— Begin —

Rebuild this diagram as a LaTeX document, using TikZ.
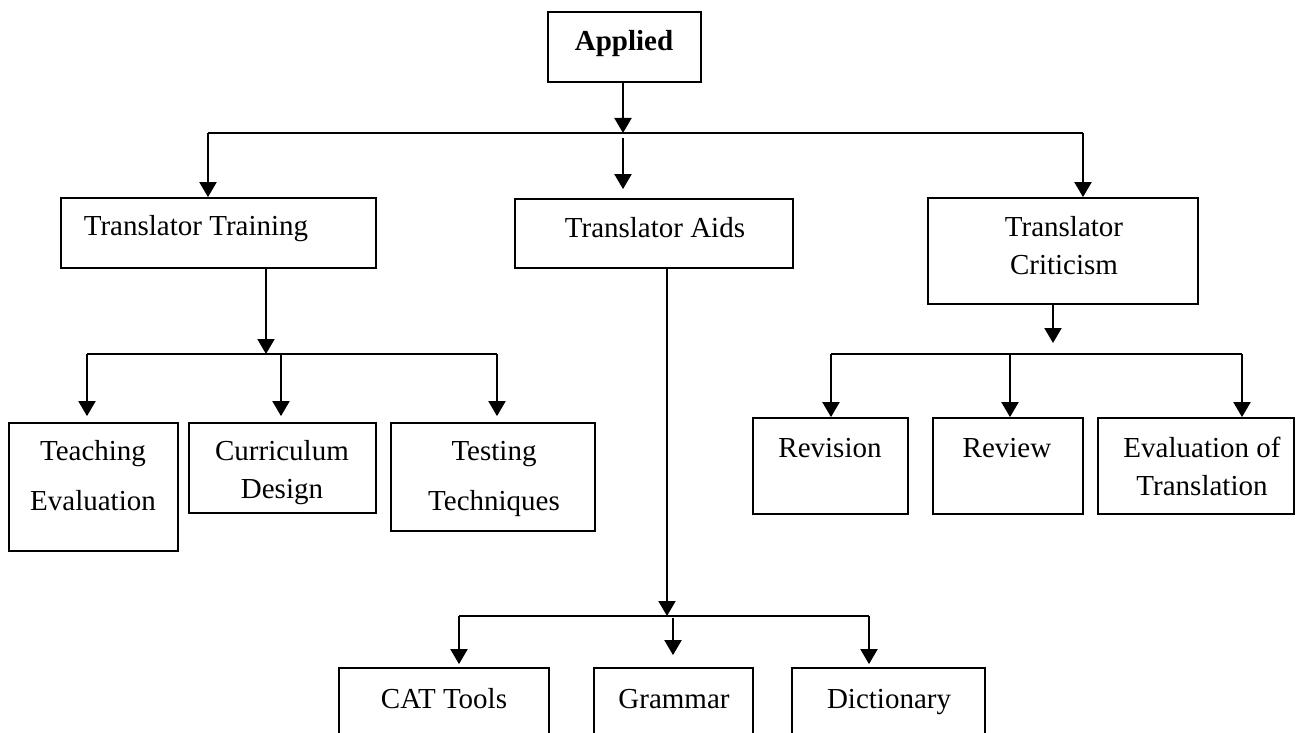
\documentclass[tikz,border=0pt]{standalone}
\usepackage{fontspec}
\setmainfont{Liberation Serif}
\usetikzlibrary{arrows.meta,fit}
\begin{document}
\begin{tikzpicture}[x=0.5pt,y=-0.5pt,
  box/.style={draw, line width=0.9pt, inner sep=0pt},
  lbl/.style={anchor=base, inner sep=0pt, font=\fontsize{14.5}{17}\selectfont},
  conn/.style={line width=1pt},
  arr/.style={conn, -{Triangle[length=7.5pt,width=8.5pt]}}]
\clip (0,0) rectangle (1296,733);
\fill[white] (0,0) rectangle (1296,733);

% boxes
\node[box, fit={(548,12) (701,82)}] (applied) {};
\node[box, fit={(61,198) (376,268)}] (tt) {};
\node[box, fit={(515,199) (793,268)}] (aids) {};
\node[box, fit={(928,198) (1198,304)}] (crit) {};
\node[box, fit={(9,423) (178,551)}] (teach) {};
\node[box, fit={(189,423) (376,513)}] (curr) {};
\node[box, fit={(391,423) (595,531)}] (test) {};
\node[box, fit={(753,418) (908,514)}] (rev) {};
\node[box, fit={(933,418) (1083,514)}] (review) {};
\node[box, fit={(1098,418) (1294,514)}] (evalt) {};
\node[box, fit={(339,668) (549,760)}] (cat) {};
\node[box, fit={(594,668) (753,760)}] (gram) {};
\node[box, fit={(792,668) (985,760)}] (dict) {};

% texts
\node[lbl, font=\fontsize{14.5}{17}\selectfont\bfseries] (tApplied) at (624,51) {Applied};
\node[lbl] (tTT) at (196,235) {Translator Training};
\node[lbl] (tAids) at (655,237) {Translator Aids};
\node[lbl] (tCrit1) at (1064,236) {Translator};
\node[lbl] (tCrit2) at (1064,274) {Criticism};
\node[lbl] (tTeach1) at (93,460) {Teaching};
\node[lbl] (tTeach2) at (93,510) {Evaluation};
\node[lbl] (tCurr1) at (282,460) {Curriculum};
\node[lbl] (tCurr2) at (282,498) {Design};
\node[lbl] (tTest1) at (494,460) {Testing};
\node[lbl] (tTest2) at (494,510) {Techniques};
\node[lbl] (tRev) at (830,457) {Revision};
\node[lbl] (tReview) at (1007,457) {Review};
\node[lbl] (tEval1) at (1202,457) {Evaluation of};
\node[lbl] (tEval2) at (1202,495) {Translation};
\node[lbl] (tCat) at (444,708) {CAT Tools};
\node[lbl] (tGram) at (674,708) {Grammar};
\node[lbl] (tDict) at (889,708) {Dictionary};

% bar coordinates
\coordinate (b0) at (623,133);
\coordinate (bL) at (208,133);
\coordinate (bR) at (1083,133);
\coordinate (t0) at (266,354);
\coordinate (tL) at (87,354);
\coordinate (tM) at (281,354);
\coordinate (tR) at (497,354);
\coordinate (c0) at (1053,354);
\coordinate (cL) at (831,354);
\coordinate (cM) at (1010,354);
\coordinate (cR) at (1242,354);
\coordinate (a0) at (667,616);
\coordinate (aL) at (459,616);
\coordinate (aM) at (673,616);
\coordinate (aR) at (869,616);

% top level
\draw[arr] (b0 |- applied.south) -- (b0);
\draw[conn] (bL) -- (bR);
\draw[arr] (bL) -- (bL |- tt.north);
\draw[arr] (bR) -- (bR |- crit.north);
\draw[arr, shorten <=2.5pt, shorten >=4.5pt] (b0) -- (b0 |- aids.north);

% translator training
\draw[arr] (t0 |- tt.south) -- (t0);
\draw[conn] (tL) -- (tR);
\draw[arr, shorten >=3pt] (tL) -- (tL |- teach.north);
\draw[arr, shorten >=3pt] (tM) -- (tM |- curr.north);
\draw[arr, shorten >=3pt] (tR) -- (tR |- test.north);

% translator criticism
\draw[arr, shorten >=5.5pt] (c0 |- crit.south) -- (c0);
\draw[conn] (cL) -- (cR);
\draw[arr] (cL) -- (cL |- rev.north);
\draw[arr] (cM) -- (cM |- review.north);
\draw[arr] (cR) -- (cR |- evalt.north);

% translator aids
\draw[arr] (a0 |- aids.south) -- (a0);
\draw[conn] (aL) -- (aR);
\draw[arr, shorten >=1.5pt] (aL) -- (aL |- cat.north);
\draw[arr, shorten <=1pt, shorten >=6pt] (aM) -- (aM |- gram.north);
\draw[arr, shorten >=1.5pt] (aR) -- (aR |- dict.north);
\end{tikzpicture}
\end{document}
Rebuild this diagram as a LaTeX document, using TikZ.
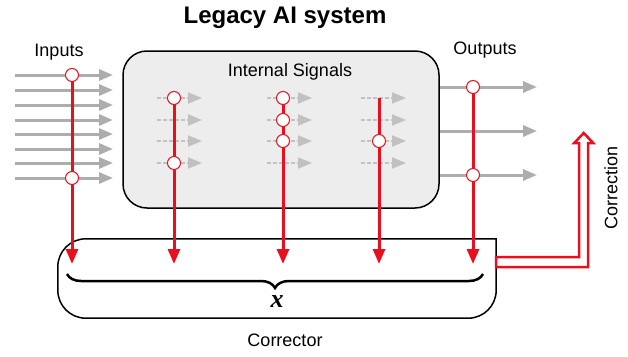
\documentclass[tikz,border=0pt]{standalone}
\usepackage{fontspec}
\setmainfont{Liberation Sans}
\newfontfamily\varfont{Liberation Serif}
\usetikzlibrary{arrows.meta,decorations.pathreplacing}
\definecolor{sigred}{HTML}{E8101E}
\definecolor{siggray}{HTML}{ADADAD}
\definecolor{boxgray}{HTML}{EDEDED}
\tikzset{
	sig/.style={draw=siggray, line width=3pt, -{Triangle[length=14pt,width=11pt]}},
	insig/.style={draw=siggray!75, line width=2pt, dash pattern=on 4pt off 2pt, -{Triangle[length=14pt,width=11pt,fill=siggray!75]}},
	tapline/.style={draw=sigred, line width=3pt},
	taparrow/.style={tapline, -{Triangle[length=15pt,width=12pt]}},
	tap/.style={circle, draw=sigred, fill=white, line width=1pt, inner sep=0pt, minimum size=13pt},
	lbl/.style={font=\fontsize{18}{21}\selectfont},
}
\begin{document}
\begin{tikzpicture}
	\useasboundingbox (0pt,0pt) rectangle (628pt,-356pt);
	% labels
	\node[font=\fontsize{24}{28}\selectfont\bfseries] (title) at (285pt,-18pt) {Legacy AI system};
	\node[lbl] (inlbl) at (59pt,-52pt) {Inputs};
	\node[lbl] (outlbl) at (485pt,-50pt) {Outputs};
	% legacy system
	\node[draw, line width=1.5pt, fill=boxgray, rounded corners=24pt, minimum width=316pt, minimum height=157pt] (sys) at (281pt,-129.5pt) {};
	\node[lbl] (intlbl) at (290pt,-72pt) {Internal Signals};
	% inputs
	\foreach \y in {75,90,105,120,134,149,163,178}
		\draw[sig] (15pt,-\y pt) -- (113pt,-\y pt);
	% internal signals
	\foreach \x in {157,267,361}
		\foreach \y in {98,120,141,163}
			\draw[insig] (\x pt,-\y pt) -- ++(45pt,0pt);
	% outputs
	\foreach \y in {87,131,175}
		\draw[sig] (sys.east |- 0pt,-\y pt) -- (537pt,-\y pt);
	% corrector
	\node[minimum width=438pt, minimum height=79pt] (corr) at (277pt,-278.5pt) {};
	\draw[line width=1.5pt, fill=white] (corr.north east) [rounded corners=28pt] -- (corr.south east) -- (corr.south west) -- (corr.north west) [sharp corners] -- cycle;
	\draw[decorate, decoration={brace, mirror, amplitude=14pt}, line width=2.5pt] (67pt,-274pt) -- (483pt,-274pt);
	\node[font=\fontsize{26}{28}\selectfont\varfont\bfseries\itshape] (xvec) at (277pt,-302pt) {x};
	\node[lbl] (corrlbl) at (285pt,-340pt) {Corrector};
	% taps
	\coordinate (tipline) at (0pt,-264pt);
	\coordinate (in1) at (72pt,-75pt);
	\coordinate (in2) at (72pt,-178pt);
	\coordinate (ga1) at (174pt,-98pt);
	\coordinate (ga2) at (174pt,-163pt);
	\coordinate (gb1) at (283pt,-98pt);
	\coordinate (gb2) at (283pt,-120pt);
	\coordinate (gb3) at (283pt,-141pt);
	\coordinate (gc0) at (379pt,-98pt);
	\coordinate (gc1) at (379pt,-141pt);
	\coordinate (out1) at (473pt,-87pt);
	\coordinate (out2) at (473pt,-175pt);
	\foreach \c in {in1,ga1,gb1,gc0,out1}
		\draw[taparrow] (\c) -- (\c |- tipline);
	\foreach \c in {in1,in2,ga1,ga2,gb1,gb2,gb3,gc1,out1,out2}
		\node[tap] (t-\c) at (\c) {};
	% correction
	\coordinate (cfoot) at (corr.east |- 0pt,-262pt);
	\draw[draw=sigred, fill=white, line width=2.5pt, miter limit=10] ([yshift=5pt]cfoot) -- ++(83pt,0pt) -- ++(0pt,114pt) -- ++(-5pt,0pt) -- ++(9.5pt,10pt) -- ++(9.5pt,-10pt) -- ++(-5pt,0pt) -- ++(0pt,-124pt) -- ++(-92pt,0pt) -- cycle;
	\node[lbl, rotate=90] (corrtxt) at (611pt,-188pt) {Correction};
\end{tikzpicture}
\end{document}
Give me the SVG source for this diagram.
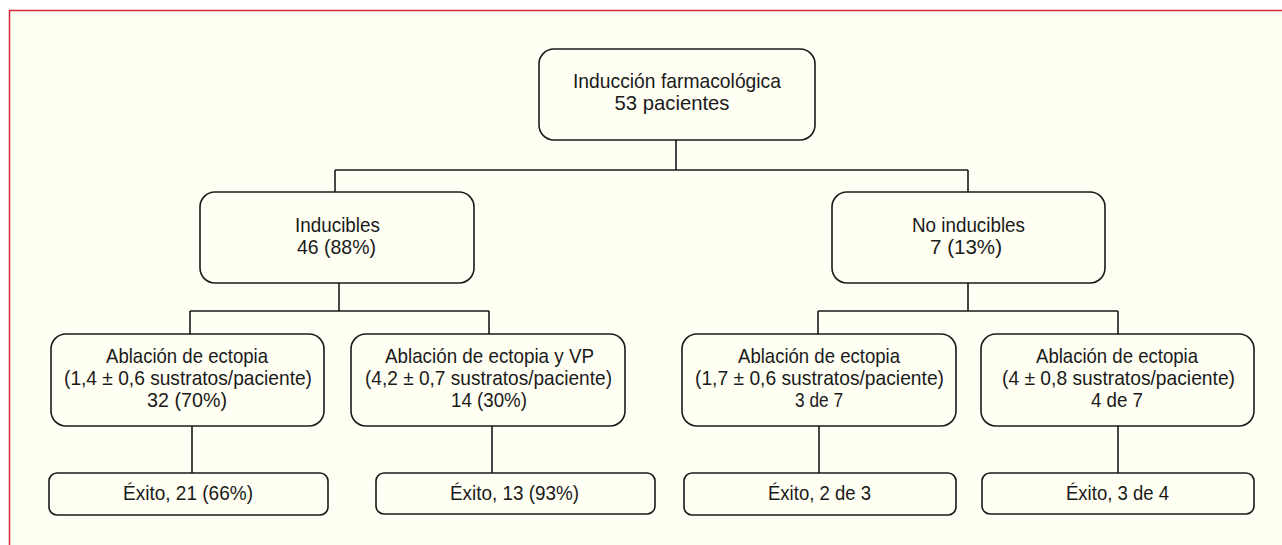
<svg xmlns="http://www.w3.org/2000/svg" width="1282" height="545" viewBox="0 0 1282 545">
<style>
.bg{fill:#ffffff}
.frame{fill:#fffff3;stroke:#d52a3d;stroke-width:1.5}
.box{fill:#fffff3;stroke:#1a1a1a;stroke-width:1.6}
.conn{fill:none;stroke:#1a1a1a;stroke-width:1.6}
text{font-family:"Liberation Sans",Arial,sans-serif;font-size:21px;fill:#1a1a1a;text-anchor:middle}
</style>
<rect class="bg" x="0" y="0" width="1282" height="545"/>
<rect class="frame" x="9.5" y="10.5" width="1290" height="560"/>
<g id="connectors">
<path class="conn" d="M676 140V170M335 170H968M335 170V192M968 170V192"/>
<path class="conn" d="M339 283V311M190 311H489M190 311V334M489 311V334"/>
<path class="conn" d="M968 283V311M818 311H1118M818 311V334M1118 311V334"/>
<path class="conn" d="M192 426V473M492 426V473M819 426V473M1118 426V473"/>
</g>
<g id="n-induccion">
<rect class="box" x="539" y="49" width="276" height="91" rx="15"/>
<text x="677" y="88" textLength="208" lengthAdjust="spacingAndGlyphs">Inducción farmacológica</text>
<text x="672" y="109.5" textLength="115" lengthAdjust="spacingAndGlyphs">53 pacientes</text>
</g>
<g id="n-inducibles">
<rect class="box" x="200" y="192" width="274" height="91" rx="15"/>
<text x="337.5" y="232" textLength="85" lengthAdjust="spacingAndGlyphs">Inducibles</text>
<text x="336.5" y="253.5" textLength="79" lengthAdjust="spacingAndGlyphs">46 (88%)</text>
</g>
<g id="n-noinducibles">
<rect class="box" x="832" y="192" width="273" height="91" rx="15"/>
<text x="968.5" y="232" textLength="113" lengthAdjust="spacingAndGlyphs">No inducibles</text>
<text x="966" y="253.5" textLength="72" lengthAdjust="spacingAndGlyphs">7 (13%)</text>
</g>
<g id="n-abl1">
<rect class="box" x="51" y="334" width="273" height="92" rx="15"/>
<text x="187" y="363" textLength="162" lengthAdjust="spacingAndGlyphs">Ablación de ectopia</text>
<text x="188" y="385" textLength="248" lengthAdjust="spacingAndGlyphs">(1,4 ± 0,6 sustratos/paciente)</text>
<text x="187" y="406.5" textLength="80" lengthAdjust="spacingAndGlyphs">32 (70%)</text>
</g>
<g id="n-abl2">
<rect class="box" x="351" y="334" width="274" height="92" rx="15"/>
<text x="489.5" y="363" textLength="209" lengthAdjust="spacingAndGlyphs">Ablación de ectopia y VP</text>
<text x="488.5" y="385" textLength="247" lengthAdjust="spacingAndGlyphs">(4,2 ± 0,7 sustratos/paciente)</text>
<text x="489" y="406.5" textLength="76" lengthAdjust="spacingAndGlyphs">14 (30%)</text>
</g>
<g id="n-abl3">
<rect class="box" x="682" y="334" width="274" height="92" rx="15"/>
<text x="819" y="363" textLength="162" lengthAdjust="spacingAndGlyphs">Ablación de ectopia</text>
<text x="819.5" y="385" textLength="249" lengthAdjust="spacingAndGlyphs">(1,7 ± 0,6 sustratos/paciente)</text>
<text x="819" y="406.5" textLength="48" lengthAdjust="spacingAndGlyphs">3 de 7</text>
</g>
<g id="n-abl4">
<rect class="box" x="981" y="334" width="273" height="92" rx="15"/>
<text x="1117" y="363" textLength="162" lengthAdjust="spacingAndGlyphs">Ablación de ectopia</text>
<text x="1118.5" y="385" textLength="233" lengthAdjust="spacingAndGlyphs">(4 ± 0,8 sustratos/paciente)</text>
<text x="1117" y="406.5" textLength="52" lengthAdjust="spacingAndGlyphs">4 de 7</text>
</g>
<g id="n-exito1">
<rect class="box" x="49" y="473" width="279" height="42" rx="8"/>
<text x="188" y="499.5" textLength="130" lengthAdjust="spacingAndGlyphs">Éxito, 21 (66%)</text>
</g>
<g id="n-exito2">
<rect class="box" x="376" y="473" width="279" height="41" rx="8"/>
<text x="514.5" y="499.5" textLength="129" lengthAdjust="spacingAndGlyphs">Éxito, 13 (93%)</text>
</g>
<g id="n-exito3">
<rect class="box" x="684" y="473" width="272" height="42" rx="8"/>
<text x="819.5" y="499.5" textLength="103" lengthAdjust="spacingAndGlyphs">Éxito, 2 de 3</text>
</g>
<g id="n-exito4">
<rect class="box" x="982" y="473" width="272" height="41" rx="8"/>
<text x="1117.5" y="499.5" textLength="103" lengthAdjust="spacingAndGlyphs">Éxito, 3 de 4</text>
</g>
</svg>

— End —

■ EXERCISE ■
Would you reproduce the lines above, from the very first through the line containing "(tDict) at (889,708)", exactly and without the pictures?

■ EXERCISE SOLUTION ■
Rebuild this diagram as a LaTeX document, using TikZ.
\documentclass[tikz,border=0pt]{standalone}
\usepackage{fontspec}
\setmainfont{Liberation Serif}
\usetikzlibrary{arrows.meta,fit}
\begin{document}
\begin{tikzpicture}[x=0.5pt,y=-0.5pt,
  box/.style={draw, line width=0.9pt, inner sep=0pt},
  lbl/.style={anchor=base, inner sep=0pt, font=\fontsize{14.5}{17}\selectfont},
  conn/.style={line width=1pt},
  arr/.style={conn, -{Triangle[length=7.5pt,width=8.5pt]}}]
\clip (0,0) rectangle (1296,733);
\fill[white] (0,0) rectangle (1296,733);

% boxes
\node[box, fit={(548,12) (701,82)}] (applied) {};
\node[box, fit={(61,198) (376,268)}] (tt) {};
\node[box, fit={(515,199) (793,268)}] (aids) {};
\node[box, fit={(928,198) (1198,304)}] (crit) {};
\node[box, fit={(9,423) (178,551)}] (teach) {};
\node[box, fit={(189,423) (376,513)}] (curr) {};
\node[box, fit={(391,423) (595,531)}] (test) {};
\node[box, fit={(753,418) (908,514)}] (rev) {};
\node[box, fit={(933,418) (1083,514)}] (review) {};
\node[box, fit={(1098,418) (1294,514)}] (evalt) {};
\node[box, fit={(339,668) (549,760)}] (cat) {};
\node[box, fit={(594,668) (753,760)}] (gram) {};
\node[box, fit={(792,668) (985,760)}] (dict) {};

% texts
\node[lbl, font=\fontsize{14.5}{17}\selectfont\bfseries] (tApplied) at (624,51) {Applied};
\node[lbl] (tTT) at (196,235) {Translator Training};
\node[lbl] (tAids) at (655,237) {Translator Aids};
\node[lbl] (tCrit1) at (1064,236) {Translator};
\node[lbl] (tCrit2) at (1064,274) {Criticism};
\node[lbl] (tTeach1) at (93,460) {Teaching};
\node[lbl] (tTeach2) at (93,510) {Evaluation};
\node[lbl] (tCurr1) at (282,460) {Curriculum};
\node[lbl] (tCurr2) at (282,498) {Design};
\node[lbl] (tTest1) at (494,460) {Testing};
\node[lbl] (tTest2) at (494,510) {Techniques};
\node[lbl] (tRev) at (830,457) {Revision};
\node[lbl] (tReview) at (1007,457) {Review};
\node[lbl] (tEval1) at (1202,457) {Evaluation of};
\node[lbl] (tEval2) at (1202,495) {Translation};
\node[lbl] (tCat) at (444,708) {CAT Tools};
\node[lbl] (tGram) at (674,708) {Grammar};
\node[lbl] (tDict) at (889,708) {Dictionary};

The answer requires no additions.